Can I tell you an important secret?  I rarely hear anyone talking about this.  But you do know, I hope, that there are going to be other people in your life that you meet that you are attracted to.  There are going to be people in your life you think are really awesome people.

There are going to be people in your life that you think to yourself, if I were single, and He or she were single, I think I could see us together.  That happens.  That’s normal.  But it’s NOT a sign from heaven that somehow God has greenlit you to cheat on your spouse.

Now I want to go back to Proverbs again.  And I want us to see how Solomon is going to encourage his son. After he warns his son about the sexual immoral person, he is going to get very positive.  He writes,

15Drink water from your own well—
share your love only with your wife.

18Let your wife be a fountain of blessing for you.
Rejoice in the wife of your youth.

Solomon is giving us good advice.  Want to have a long and strong marriage?  Protect yourself from the poison of immorality, and secondly, pursue your spouse.

So today, what I want to do is quickly mention three types of fun that every couple must have, and for the record I am borrowing these from a pastor named Craig Groeschel and my guess he borrowed them from someone else.

But three types of fun you need to have in your marriage.  Ready?  Take notes.

  1. Face to face fun.

Date nights.  Date nights men!  Date nights!  Take your wife out.  Talk with her.  Face to face talking time.  No kids.  No television.  Just the two of you.

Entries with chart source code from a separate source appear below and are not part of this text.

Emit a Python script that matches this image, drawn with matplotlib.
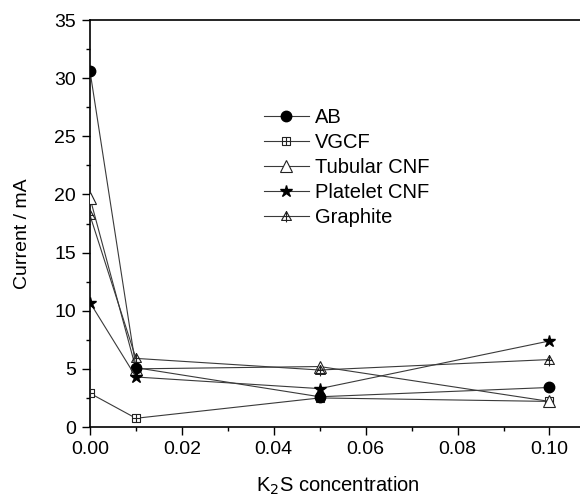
import matplotlib
matplotlib.use("Agg")
import matplotlib.pyplot as plt
from matplotlib.path import Path
from matplotlib.ticker import MultipleLocator, FormatStrFormatter

plt.rcParams['font.family'] = ['Liberation Sans', 'DejaVu Sans']

conc = [0.0, 0.01, 0.05, 0.10]
ab = [30.6, 5.1, 2.6, 3.4]
vgcf = [2.9, 0.75, 2.5, 2.2]
tubular = [19.7, 5.0, 5.2, 2.2]
platelet = [10.7, 4.3, 3.3, 7.4]
graphite = [18.2, 5.9, 4.9, 5.8]
labels = ["AB", "VGCF", "Tubular CNF", "Platelet CNF", "Graphite"]

# custom markers
sq_plus = Path([(-1, -1), (1, -1), (1, 1), (-1, 1), (-1, -1), (0, -1), (0, 1), (-1, 0), (1, 0)],
               [Path.MOVETO, Path.LINETO, Path.LINETO, Path.LINETO, Path.CLOSEPOLY,
                Path.MOVETO, Path.LINETO, Path.MOVETO, Path.LINETO])
tri_cross = Path([(-1, -0.8), (1, -0.8), (0, 1), (-1, -0.8), (0, -1.2), (0, 1), (-0.6, 0), (0.6, 0)],
                 [Path.MOVETO, Path.LINETO, Path.LINETO, Path.CLOSEPOLY,
                  Path.MOVETO, Path.LINETO, Path.MOVETO, Path.LINETO])

fig = plt.figure(figsize=(5.8, 4.98), dpi=100)
ax = fig.add_axes([90/580, 1-427/498, 1-90/580 + 0.01, (427-20)/498])

lc = '#3a3a3a'
lw = 0.8
ax.plot(conc, ab, '-', color=lc, lw=lw, marker='o', ms=7.5, mfc='black', mec='black', label=labels[0], zorder=5)
ax.plot(conc, vgcf, '-', color=lc, lw=lw, marker=sq_plus, ms=6, mfc='white', mec='#222222', mew=0.8, label=labels[1], zorder=3)
ax.plot(conc, tubular, '-', color=lc, lw=lw, marker='^', ms=8, mfc='white', mec='#222222', mew=0.8, label=labels[2], zorder=3)
ax.plot(conc, platelet, '-', color=lc, lw=lw, marker='*', ms=9, mfc='black', mec='black', label=labels[3], zorder=5)
ax.plot(conc, graphite, '-', color=lc, lw=lw, marker=tri_cross, ms=8.5, mfc='none', mec='#222222', mew=0.8, label=labels[4], zorder=4)

ax.set_xlim(0, 0.1079)
ax.set_ylim(0, 35)
ax.xaxis.set_major_locator(MultipleLocator(0.02))
ax.xaxis.set_minor_locator(MultipleLocator(0.01))
ax.yaxis.set_major_locator(MultipleLocator(5))
ax.yaxis.set_minor_locator(MultipleLocator(2.5))
ax.xaxis.set_major_formatter(FormatStrFormatter('%.2f'))
ax.tick_params(which='both', direction='out', labelsize=14, width=1.0, pad=4)
ax.tick_params(which='major', length=6)
ax.tick_params(which='minor', length=3)
ax.spines['right'].set_visible(False)
for s in ['left', 'bottom', 'top']:
    ax.spines[s].set_linewidth(1.2)

ax.set_xlabel('K$_2$S concentration', fontsize=14.5, labelpad=12)
ax.set_ylabel('Current / mA', fontsize=14, labelpad=9)
ax.yaxis.set_label_coords(-0.118, 0.475)

ax.legend(loc='upper left', bbox_to_anchor=(0.35, 0.783), frameon=False, fontsize=14.5,
          handlelength=2.25, handletextpad=0.3, labelspacing=0.3, borderaxespad=0,
          borderpad=0)

fig.savefig('out.png', dpi=100)
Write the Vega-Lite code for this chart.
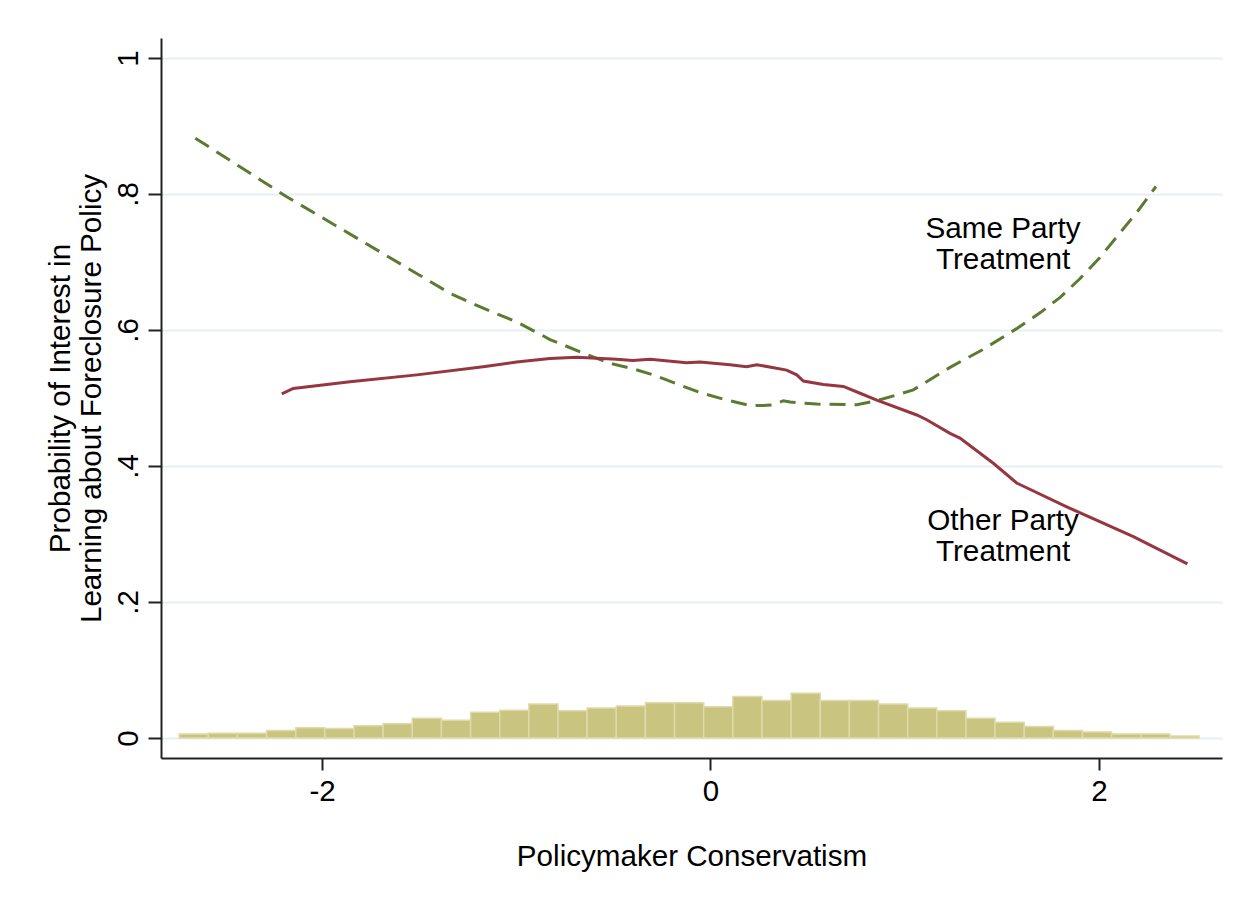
{
  "$schema": "https://vega.github.io/schema/vega-lite/v6.json",
  "width": 1061,
  "height": 720,
  "autosize": "none",
  "padding": {"left": 161, "top": 38, "right": 27, "bottom": 151},
  "background": "white",
  "config": {
    "view": {"stroke": null},
    "font": "Liberation Sans",
    "axis": {
      "labelFont": "Liberation Sans",
      "titleFont": "Liberation Sans",
      "labelFontSize": 29.5,
      "titleFontSize": 29.6,
      "labelColor": "#000000",
      "titleColor": "#000000",
      "titleFontWeight": "normal",
      "domainColor": "#222222",
      "domainWidth": 2,
      "tickColor": "#222222",
      "tickWidth": 2
    }
  },
  "datasets": {
    "hist": [
      {"x0": -2.735, "x1": -2.585, "h": 0.006},
      {"x0": -2.585, "x1": -2.435, "h": 0.007},
      {"x0": -2.435, "x1": -2.285, "h": 0.007},
      {"x0": -2.285, "x1": -2.135, "h": 0.011},
      {"x0": -2.135, "x1": -1.985, "h": 0.015},
      {"x0": -1.985, "x1": -1.835, "h": 0.014},
      {"x0": -1.835, "x1": -1.685, "h": 0.018},
      {"x0": -1.685, "x1": -1.535, "h": 0.021},
      {"x0": -1.535, "x1": -1.385, "h": 0.029},
      {"x0": -1.385, "x1": -1.235, "h": 0.026},
      {"x0": -1.235, "x1": -1.085, "h": 0.038},
      {"x0": -1.085, "x1": -0.935, "h": 0.041},
      {"x0": -0.935, "x1": -0.785, "h": 0.050},
      {"x0": -0.785, "x1": -0.635, "h": 0.040},
      {"x0": -0.635, "x1": -0.485, "h": 0.044},
      {"x0": -0.485, "x1": -0.335, "h": 0.047},
      {"x0": -0.335, "x1": -0.185, "h": 0.052},
      {"x0": -0.185, "x1": -0.035, "h": 0.052},
      {"x0": -0.035, "x1": 0.115, "h": 0.046},
      {"x0": 0.115, "x1": 0.265, "h": 0.061},
      {"x0": 0.265, "x1": 0.415, "h": 0.055},
      {"x0": 0.415, "x1": 0.565, "h": 0.066},
      {"x0": 0.565, "x1": 0.715, "h": 0.055},
      {"x0": 0.715, "x1": 0.865, "h": 0.055},
      {"x0": 0.865, "x1": 1.015, "h": 0.050},
      {"x0": 1.015, "x1": 1.165, "h": 0.044},
      {"x0": 1.165, "x1": 1.315, "h": 0.040},
      {"x0": 1.315, "x1": 1.465, "h": 0.029},
      {"x0": 1.465, "x1": 1.615, "h": 0.023},
      {"x0": 1.615, "x1": 1.765, "h": 0.017},
      {"x0": 1.765, "x1": 1.915, "h": 0.011},
      {"x0": 1.915, "x1": 2.065, "h": 0.009},
      {"x0": 2.065, "x1": 2.215, "h": 0.006},
      {"x0": 2.215, "x1": 2.365, "h": 0.006},
      {"x0": 2.365, "x1": 2.515, "h": 0.003}
    ],
    "same": [
      {"x": -2.652, "p": 0.882},
      {"x": -2.40, "p": 0.836},
      {"x": -2.182, "p": 0.796},
      {"x": -1.95, "p": 0.757},
      {"x": -1.701, "p": 0.715},
      {"x": -1.50, "p": 0.681},
      {"x": -1.341, "p": 0.654},
      {"x": -1.17, "p": 0.632},
      {"x": -0.998, "p": 0.612},
      {"x": -0.826, "p": 0.586},
      {"x": -0.637, "p": 0.564},
      {"x": -0.517, "p": 0.551},
      {"x": -0.40, "p": 0.543},
      {"x": -0.294, "p": 0.534},
      {"x": -0.157, "p": 0.519},
      {"x": -0.054, "p": 0.508},
      {"x": 0.083, "p": 0.497},
      {"x": 0.203, "p": 0.489},
      {"x": 0.27, "p": 0.489},
      {"x": 0.323, "p": 0.490},
      {"x": 0.375, "p": 0.496},
      {"x": 0.41, "p": 0.494},
      {"x": 0.547, "p": 0.491},
      {"x": 0.753, "p": 0.490},
      {"x": 0.856, "p": 0.496},
      {"x": 0.976, "p": 0.506},
      {"x": 1.044, "p": 0.512},
      {"x": 1.233, "p": 0.545},
      {"x": 1.40, "p": 0.571},
      {"x": 1.576, "p": 0.602},
      {"x": 1.70, "p": 0.626},
      {"x": 1.80, "p": 0.648},
      {"x": 1.90, "p": 0.675},
      {"x": 2.00, "p": 0.705},
      {"x": 2.10, "p": 0.740},
      {"x": 2.20, "p": 0.775},
      {"x": 2.293, "p": 0.811}
    ],
    "other": [
      {"x": -2.207, "p": 0.506},
      {"x": -2.148, "p": 0.514},
      {"x": -1.856, "p": 0.524},
      {"x": -1.512, "p": 0.534},
      {"x": -1.17, "p": 0.546},
      {"x": -0.998, "p": 0.553},
      {"x": -0.826, "p": 0.558},
      {"x": -0.689, "p": 0.560},
      {"x": -0.483, "p": 0.557},
      {"x": -0.40, "p": 0.555},
      {"x": -0.311, "p": 0.557},
      {"x": -0.123, "p": 0.552},
      {"x": -0.054, "p": 0.553},
      {"x": 0.10, "p": 0.549},
      {"x": 0.186, "p": 0.546},
      {"x": 0.238, "p": 0.549},
      {"x": 0.392, "p": 0.541},
      {"x": 0.444, "p": 0.534},
      {"x": 0.478, "p": 0.525},
      {"x": 0.581, "p": 0.520},
      {"x": 0.684, "p": 0.517},
      {"x": 0.77, "p": 0.507},
      {"x": 0.856, "p": 0.497},
      {"x": 1.062, "p": 0.475},
      {"x": 1.113, "p": 0.468},
      {"x": 1.233, "p": 0.448},
      {"x": 1.284, "p": 0.441},
      {"x": 1.456, "p": 0.404},
      {"x": 1.576, "p": 0.375},
      {"x": 1.834, "p": 0.340},
      {"x": 2.177, "p": 0.296},
      {"x": 2.455, "p": 0.256}
    ],
    "labels": [
      {"x": 1.506, "p": 0.7353, "t": ["Same Party", "Treatment"]},
      {"x": 1.506, "p": 0.3059, "t": ["Other Party", "Treatment"]}
    ]
  },
  "layer": [
    {
      "data": {"name": "hist"},
      "mark": {"type": "rect", "fill": "#c9c47f", "stroke": "#dedaa9", "strokeWidth": 1.5},
      "encoding": {
        "x": {
          "field": "x0", "type": "quantitative",
          "scale": {"domain": [-2.8288, 2.6332], "nice": false, "zero": false},
          "axis": {
            "values": [-2, 0, 2],
            "labelExpr": "datum.value < 0 ? '-' + format(-datum.value, 'd') : format(datum.value, 'd')",
            "title": "Policymaker Conservatism",
            "tickSize": 12,
            "labelPadding": 7,
            "titlePadding": 37,
            "grid": false
          }
        },
        "x2": {"field": "x1"},
        "y": {
          "field": "h", "type": "quantitative",
          "scale": {"domain": [-0.0294, 1.0294], "nice": false, "zero": false},
          "axis": {
            "values": [0, 0.2, 0.4, 0.6, 0.8, 1],
            "labelExpr": "datum.value == 0 ? '0' : (datum.value == 1 ? '1' : '.' + format(datum.value * 10, 'd'))",
            "labelAngle": -90,
            "labelAlign": "center",
            "labelBaseline": "alphabetic",
            "labelPadding": 11,
            "tickSize": 13,
            "grid": true,
            "gridColor": "#e8eff2",
            "gridWidth": 2,
            "title": ["Probability of Interest in", "Learning about Foreclosure Policy"],
            "titleLineHeight": 31,
            "titlePadding": 7
          }
        },
        "y2": {"datum": 0}
      }
    },
    {
      "data": {"name": "same"},
      "mark": {"type": "line", "color": "#5b7b33", "strokeWidth": 3, "strokeDash": [16, 9]},
      "encoding": {
        "x": {"field": "x", "type": "quantitative"},
        "y": {"field": "p", "type": "quantitative"}
      }
    },
    {
      "data": {"name": "other"},
      "mark": {"type": "line", "color": "#963640", "strokeWidth": 3},
      "encoding": {
        "x": {"field": "x", "type": "quantitative"},
        "y": {"field": "p", "type": "quantitative"}
      }
    },
    {
      "data": {"name": "labels"},
      "mark": {"type": "text", "font": "Liberation Sans", "fontSize": 29.7, "align": "center", "baseline": "alphabetic", "lineHeight": 31, "color": "#000000"},
      "encoding": {
        "x": {"field": "x", "type": "quantitative"},
        "y": {"field": "p", "type": "quantitative"},
        "text": {"field": "t"}
      }
    }
  ]
}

If you are married with a bunch of young kids running around?  Budget money for a babysitter and a date night.  When our kids were young – Jody and I made a deal with two other couples where on Friday nights we would all take turns babysitting the others kids.  So one Friday night the other two couples brought their kids to our house and we watched them for two hours while they went out for date night.  The next week we brought our kids to one of their homes and Jody and I had two hours of free babysitting to go to dinner together.

It was a great deal for us – and our kids really enjoyed hanging out with the other kids too.   It was a win win win win.

Face to face time.  Date nights.  We have friends and she tells her husband that on Friday nights the kitchen in their house is closed.  It doesn’t have to be much – but get out and spend some face to face time with one another.  Date night.  Date night!

That’s face to face time.   How are you doing here?

The second thing we need is what we will call “side-to-side” time

This is time spent just hanging out with each other.  Maybe it’s through a shared common interest.  You both like to run or walk together, or work out together, or garden together, or watch movies together, or do puzzles together, or shop together, or play golf together.  Whatever it is – it’s important to find some shared common interests that you can do together.

It doesn’t require a ton of face to face talking.  Not necessarily deep conversations.  Just being next to one another.  Doing something together that you both consider fun.

This summer I bought Jody some sunglasses reading glasses – and she went with me and I played Golf and she sat in the car and read a book, and every once in a while she’d say, wow, that was a great shot!   And I’d say – you look hot in those reading glasses.  And it’s side by side time.

I was talking to Kyle this week and he said he and Rachel make sure they have fun together, and one time they made a mini-golf course all throughout their house – down the steps – just laughed and had a good time.

So there’s face to face time (Date night), and there is side to side – hanging out with one another time.

And then lastly – are you ready for the third one?

It’s belly button to belly button.  Oh my goodness this sermon just took a wrong turn.  Where are my kids?  Heading for the doors.

Some guys just woke up.  They were sound asleep and their brain subconsciously just figured out what is going on here and the brain is like, wake up man!  This sermon is about to get applicable.

Here’s the deal.  These three things are all connected.  Face to face time is an important part of the belly button to belly button time.

In other words there are some guys who don’t want to concern themselves with face to face time but then get all worked up when their spouse isn’t clawing at him when it comes to bellybutton time.  Well guess what?  They are connected.

Listen guys.  You are the only person in the universe who can rightfully romance your wife.  It’s you.  You are the only person who can take your wife on a date.  Who can make her feel special and who can tell her that she is beautiful.  It’s you.  Date night is very important for your marriage because it helps fill the emotional tank in your wife.  And if that tank is empty than you are asking a lot of your wife to jump into belly button time.

So don’t fall down on the job.  Your wife is counting on you, man!  Date her!

And wives, if your husband is a typical guy, he is ready for belly button time anytime, any place.  He will make anything into innuendo.  You’ll be like, let’s grab a some coffee before going into church and your husband is like, I’d like to grab some coffee with you right now!  And you’re like, that doesn’t even make sense!  Am I supposed to know what that means?  But you do, don’t you?

But listen, I just want to remind you.  You are the only person in the universe that your husband will be looking to for some belly button to belly button time.  And it is more important than you can probably understand.  But nothing you can do for your husband will make him feel more like a man, than belly button time.

So, in conclusion, protect your marriage, and pursue your spouse.  Two wise decisions that will lead to a stronger and healthier marriage.

And so plenty to digest and what I want you to do now is highlight in your head –

Is there anything you need to change to better protect your marriage, and then decide what you will do.

And secondly, which of these three ways of pursuing your spouse will you work on this week.

Now we’re going to celebrate communion, and I don’t know if there’s ever been a worse transition to communion.  But let’s say this.  Communion is a celebration of the forgiveness offered by Jesus in order to give us a fresh start.

And I want to encourage you as well – a healthy spouse knows how to forgive.  And you might need to do some forgiving this morning.  Maybe you need to forgive yourself for not being the spouse you thought you’d be and you are ready to make a fresh start with your spouse from this moment forward.

Maybe you need to forgive your spouse for their failures in a marriage.  Together – as you come up to take communion – celebrate that in Jesus – forgiveness is available – and that through Jesus – a fresh start begins today.